Commenting ahead of the case, Sarah-Jayne Clifton, Director of the Jubilee Debt Campaign said:
“An urgent audit of Ukraine’s debt is needed to establish where the debts have come from, where the money has gone, and how much of it is from illegitimate or odious loans which should not be repaid at all. A fair resolution to Ukraine’s debt crisis would then involve all of Ukraine’s creditors taking part in a restructuring to get remaining debt payments down to a level consistent with meeting the basic needs of the Ukrainian population.
Sarah-Jayne Clifton continued:
“Russia should not be trying to dodge a debt restructuring process, but neither should other creditors such as the World Bank. From Argentina’s debt crisis to Greece and Mozambique and now Ukraine, it is clear the global system for dealing with debt crises is repeatedly failing. A fair and transparent international bankruptcy process for countries is the only way to break the rule of powerful creditors over countries in debt crisis.”
“The fact that this case between two States is being heard by the British High Court highlights the lack of a fair international system for resolving sovereign debt crises. Forty per cent of internationally-owed bonds are issued under English law, giving the British legal system significant power over the sovereign financial affairs of other states. Meanwhile the UK government has been actively blocking attempts to create a fair and transparent multilateral debt resolution process that is independent from lenders and borrowers.”
Ukraine defaulted on the loan in December 2015 after Russia refused to accept the 20% reduction in the size of the debt agreed with other Ukrainian bondholders. The case will be heard at the High Court in London as the bond was issued under English law.

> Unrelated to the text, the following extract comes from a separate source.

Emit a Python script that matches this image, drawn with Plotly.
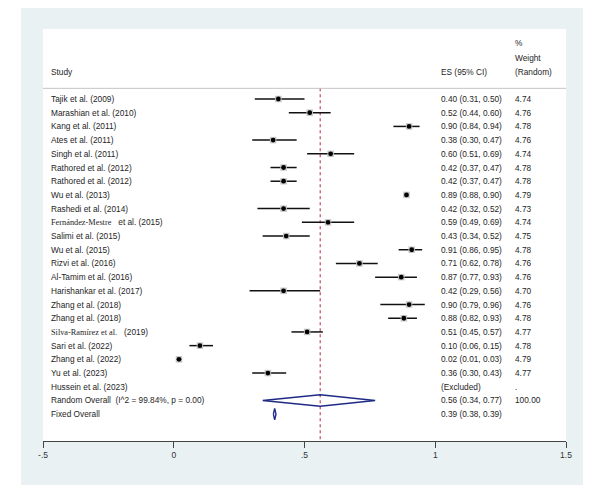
import plotly.graph_objects as go

# ---------------- data ----------------
studies = [
    "Tajik et al. (2009)", "Marashian et al. (2010)", "Kang et al. (2011)",
    "Ates et al. (2011)", "Singh et al. (2011)", "Rathored et al. (2012)",
    "Rathored et al. (2012)", "Wu et al. (2013)", "Rashedi et al. (2014)",
    "<span style=\"font-family:'Liberation Serif'\">Fernández-Mestre</span>   et al. (2015)",
    "Salimi et al. (2015)", "Wu et al. (2015)", "Rizvi et al. (2016)",
    "Al-Tamim et al. (2016)", "Harishankar et al. (2017)", "Zhang et al. (2018)",
    "Zhang et al. (2018)",
    "<span style=\"font-family:'Liberation Serif'\">Silva-Ramírez et al.</span>   (2019)",
    "Sari et al. (2022)", "Zhang et al. (2022)", "Yu et al. (2023)",
    "Hussein et al. (2023)",
]
es = [0.40, 0.52, 0.90, 0.38, 0.60, 0.42, 0.42, 0.89, 0.42, 0.59, 0.43, 0.91,
      0.71, 0.87, 0.42, 0.90, 0.88, 0.51, 0.10, 0.02, 0.36, None]
lo = [0.31, 0.44, 0.84, 0.30, 0.51, 0.37, 0.37, 0.88, 0.32, 0.49, 0.34, 0.86,
      0.62, 0.77, 0.29, 0.79, 0.82, 0.45, 0.06, 0.01, 0.30, None]
hi = [0.50, 0.60, 0.94, 0.47, 0.69, 0.47, 0.47, 0.90, 0.52, 0.69, 0.52, 0.95,
      0.78, 0.93, 0.56, 0.96, 0.93, 0.57, 0.15, 0.03, 0.43, None]
weights = ["4.74", "4.76", "4.78", "4.76", "4.74", "4.78", "4.78", "4.79", "4.73",
           "4.74", "4.75", "4.78", "4.76", "4.76", "4.70", "4.76", "4.78", "4.77",
           "4.78", "4.79", "4.77", "."]

random_label = "Random Overall  (I^2 = 99.84%, p = 0.00)"
random_es, random_lo, random_hi, random_w = 0.56, 0.34, 0.77, "100.00"
fixed_label = "Fixed Overall"
fixed_es, fixed_lo, fixed_hi = 0.386, 0.381, 0.391

tick_vals = [-0.5, 0, 0.5, 1, 1.5]
tick_text = ["-.5", "0", ".5", "1", "1.5"]

# ---------------- styling ----------------
FONT = "Liberation Sans, Arial, sans-serif"
TXT = "#1e1e1e"
NAVY = "#1f2a86"
RED = "#c03a4e"
BG = "#e9f1f3"
FS = 8.3

n = len(studies)
rows = list(range(n))
r_random = n
r_fixed = n + 1
y_top, y_bot = -5.11, 24.96
sep_y = -0.78

fig = go.Figure()

# CI lines
cx, cy = [], []
for i in rows:
    if es[i] is None:
        continue
    cx += [lo[i], hi[i], None]
    cy += [i, i, None]
fig.add_trace(go.Scatter(x=cx, y=cy, mode="lines",
                         line=dict(color="#111111", width=1.5),
                         hoverinfo="skip", showlegend=False))

px_ = [es[i] for i in rows if es[i] is not None]
py_ = [i for i in rows if es[i] is not None]
fig.add_trace(go.Scatter(x=px_, y=py_, mode="markers",
                         marker=dict(symbol="square", size=6.5, color="#c6c6c6",
                                     line=dict(width=0)),
                         hoverinfo="skip", showlegend=False))
fig.add_trace(go.Scatter(x=px_, y=py_, mode="markers",
                         marker=dict(symbol="circle", size=4.8, color="#000000",
                                     line=dict(width=0)),
                         hoverinfo="skip", showlegend=False))

# diamonds
h = 0.42
for (e, l, u, r) in [(random_es, random_lo, random_hi, r_random),
                     (fixed_es, fixed_lo, fixed_hi, r_fixed)]:
    fig.add_trace(go.Scatter(x=[l, e, u, e, l], y=[r, r - h, r, r + h, r],
                             mode="lines", line=dict(color=NAVY, width=1.4),
                             hoverinfo="skip", showlegend=False))

# ---------------- text columns ----------------
X_STUDY, X_ES, X_W = 0.0115, 0.758, 0.898
ann = []

def add_text(x, y, t, yref="y"):
    ann.append(dict(x=x, y=y, xref="paper", yref=yref, text=t, showarrow=False,
                    xanchor="left", yanchor="middle",
                    font=dict(family=FONT, size=FS, color=TXT)))

add_text(X_STUDY, -2.0, "Study")
add_text(X_ES, -2.0, "ES (95% CI)")
add_text(X_W, -4.1, "%")
add_text(X_W, -3.0, "Weight")
add_text(X_W, -2.0, "(Random)")

for i in rows:
    add_text(X_STUDY, i, studies[i])
    if es[i] is None:
        add_text(X_ES, i, "(Excluded)")
    else:
        add_text(X_ES, i, f"{es[i]:.2f} ({lo[i]:.2f}, {hi[i]:.2f})")
    add_text(X_W, i, weights[i])

add_text(X_STUDY, r_random, random_label)
add_text(X_ES, r_random, f"{random_es:.2f} ({random_lo:.2f}, {random_hi:.2f})")
add_text(X_W, r_random, random_w)
add_text(X_STUDY, r_fixed, fixed_label)
add_text(X_ES, r_fixed, f"{fixed_es:.2f} ({fixed_lo:.2f}, {fixed_hi:.2f})")

# ---------------- shapes ----------------
shapes = [
    dict(type="rect", xref="paper", yref="paper", x0=-0.0421, x1=1.0325,
         y0=-0.1068, y1=1.0534, fillcolor=BG, line=dict(width=0), layer="below"),
    dict(type="rect", xref="paper", yref="paper", x0=0, x1=1, y0=0, y1=1,
         fillcolor="white", line=dict(width=0), layer="below"),
    dict(type="line", xref="paper", yref="y", x0=0, x1=1, y0=sep_y, y1=sep_y,
         line=dict(color="#c4c4c4", width=1)),
    dict(type="line", xref="x", yref="y", x0=random_es, x1=random_es,
         y0=sep_y, y1=y_bot, line=dict(color=RED, width=1.1, dash="3px,3px"),
         layer="below"),
]

# page body has an 8px margin: figure is offset by 8px, so size and margins compensate
fig.update_layout(
    width=592, height=477,
    margin=dict(l=35, r=34, t=21, b=44),
    paper_bgcolor="white", plot_bgcolor="white",
    annotations=ann, shapes=shapes,
    xaxis=dict(range=[-0.5, 1.5], tickvals=tick_vals, ticktext=tick_text,
               showgrid=False, zeroline=False, showline=True,
               linecolor="#444444", linewidth=1.3, ticks="outside",
               ticklen=6, tickwidth=1.3, tickcolor="#444444",
               tickfont=dict(family=FONT, size=8.5, color="#333333"),
               fixedrange=True),
    yaxis=dict(range=[y_bot, y_top], visible=False, showgrid=False,
               zeroline=False, fixedrange=True),
    showlegend=False,
)

fig.write_html("out.html", config={"displayModeBar": False})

In September 2015, the UN General Assembly voted to adopt new principles on debt restructuring, including that “Creditors have the right to receive the same proportionate treatment in accordance with their credit and its characteristics.” While both Russia and Ukraine voted in favour of these principles, the US and UK were two of just six countries which voted against them.
The original $3 billion loan from Russia was given to the government of Victor Yanukovych in 2012 at a time when Ukraine was considering signing a trade agreement with the EU. Yanukovych and his associates have faced corruption allegations since his removal from power in 2014. However, Russia is not the only creditor which is avoiding restructuring Ukraine’s debt. For example, the World Bank has not restructured any of the $5.6 billion it is owed.

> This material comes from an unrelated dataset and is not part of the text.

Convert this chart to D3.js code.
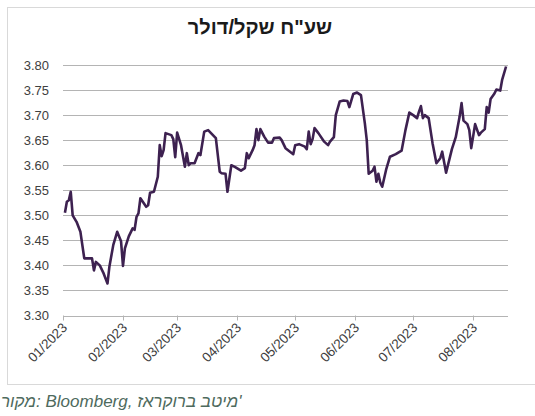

Ukraine is currently only able to make debt payments because of being lent $17 billion by the IMF between November 2015 and October 2019, the same bailing out of other creditors by the IMF as happened in Greece’s debt crisis after 2010. Conditions of the IMF loans include closing 5% of schools, increasing energy prices by between 240% and 425%, an increase in court fees and privatisation of several state owned companies.